Monsters / 3 May 2013
Beautiful sun, blue sky, I'm late practicing today got distracted reading facebook, been thinking about a link Sophie Partridge posted about Mary Laver www.mirror.co.uk/news/uk-news/proud-disabled-hero-mary-lavers-1862499 a disabled woman who is contemplating hunger strike to beg David Cameron to listen to concerns about the closure of the Independent Living Fund.
It's going round my head and I try to imagine what it must feel like to have decisions about the quality of every aspect of my life made by bureaucrats. What was it the judge said "These people are privileged" like having a PA is the same as having a servant. So it's going on and on in my head like this.

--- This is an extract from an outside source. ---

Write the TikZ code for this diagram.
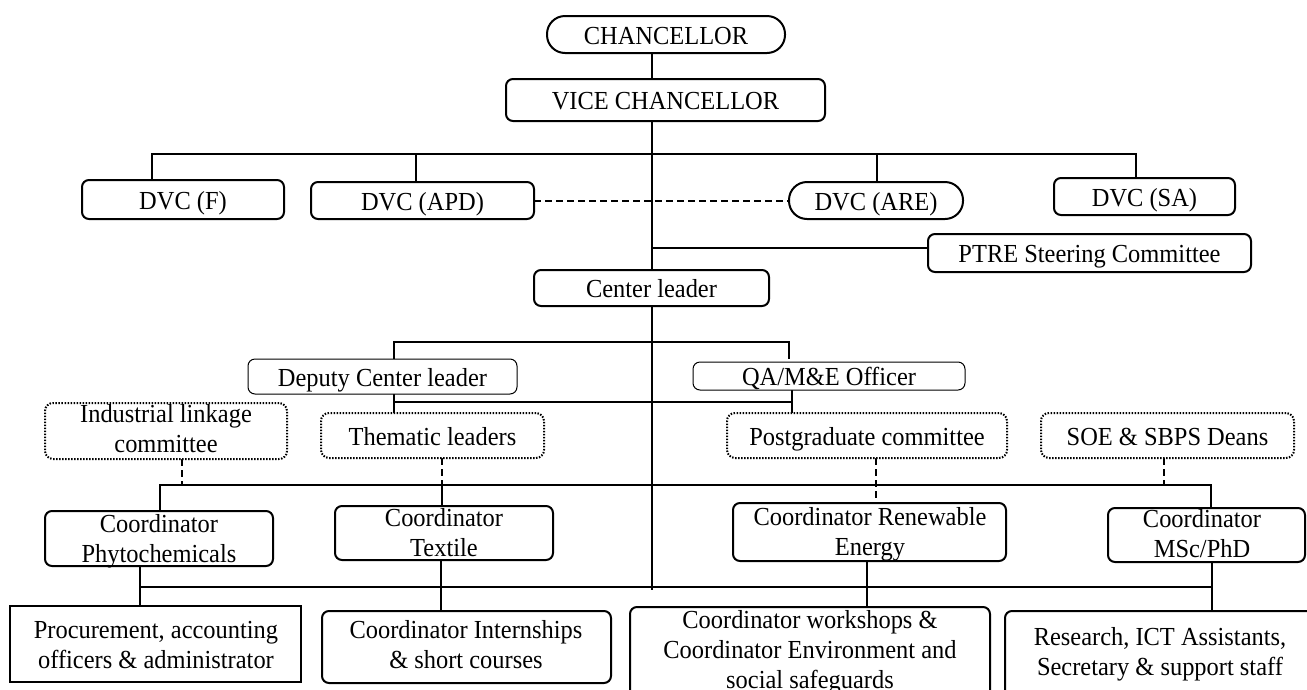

I do a few scales on the acoustic and then set out to do some proper well disciplined practice on the electric for a composition I'm working on. Well so much for that plan, the A string has gone down, I'm turning the peg trying to get it back up I can feel a tremendous amount of tension and I reckon this one is gonna snap, but there it goes sliding down again and now the G and C as well.

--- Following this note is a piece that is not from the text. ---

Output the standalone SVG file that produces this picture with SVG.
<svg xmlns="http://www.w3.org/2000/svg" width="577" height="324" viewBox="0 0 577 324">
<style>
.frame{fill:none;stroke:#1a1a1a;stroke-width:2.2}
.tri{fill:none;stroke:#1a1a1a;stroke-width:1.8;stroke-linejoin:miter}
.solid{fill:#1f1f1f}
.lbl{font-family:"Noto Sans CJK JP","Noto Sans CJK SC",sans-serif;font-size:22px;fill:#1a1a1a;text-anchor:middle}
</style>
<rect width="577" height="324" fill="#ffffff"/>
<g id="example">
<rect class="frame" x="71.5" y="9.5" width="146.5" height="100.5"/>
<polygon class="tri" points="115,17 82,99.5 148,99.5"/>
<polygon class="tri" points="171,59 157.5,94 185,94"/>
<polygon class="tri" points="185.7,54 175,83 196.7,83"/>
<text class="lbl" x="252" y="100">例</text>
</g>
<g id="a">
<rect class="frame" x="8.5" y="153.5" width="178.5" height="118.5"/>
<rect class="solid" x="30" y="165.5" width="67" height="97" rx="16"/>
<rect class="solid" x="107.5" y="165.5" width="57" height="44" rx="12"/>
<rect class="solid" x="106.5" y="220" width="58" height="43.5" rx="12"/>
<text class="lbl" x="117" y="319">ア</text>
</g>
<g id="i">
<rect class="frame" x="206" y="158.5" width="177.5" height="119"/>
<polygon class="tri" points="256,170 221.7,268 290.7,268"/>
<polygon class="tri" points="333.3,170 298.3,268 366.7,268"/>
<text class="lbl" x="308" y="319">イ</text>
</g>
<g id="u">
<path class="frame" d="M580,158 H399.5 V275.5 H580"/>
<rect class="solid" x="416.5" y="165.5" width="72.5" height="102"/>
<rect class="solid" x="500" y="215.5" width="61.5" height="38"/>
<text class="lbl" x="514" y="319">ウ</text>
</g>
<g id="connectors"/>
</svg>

I flick across the strings and I love the bass, a kind of murky monster emerges. My fingers slide all over the strings not really knowing where the notes are anymore. Everything is dark and muddy (a bit like being in my brain on a bad day.)
The derangement of the strings expresses something..maybe my own monsters, maybe my reaction to the deranged "society" we live in where politicians condem disabled people to live as second class citizens, boxed up, institutionalized, stigmatized and worthless. Outside the sun shines.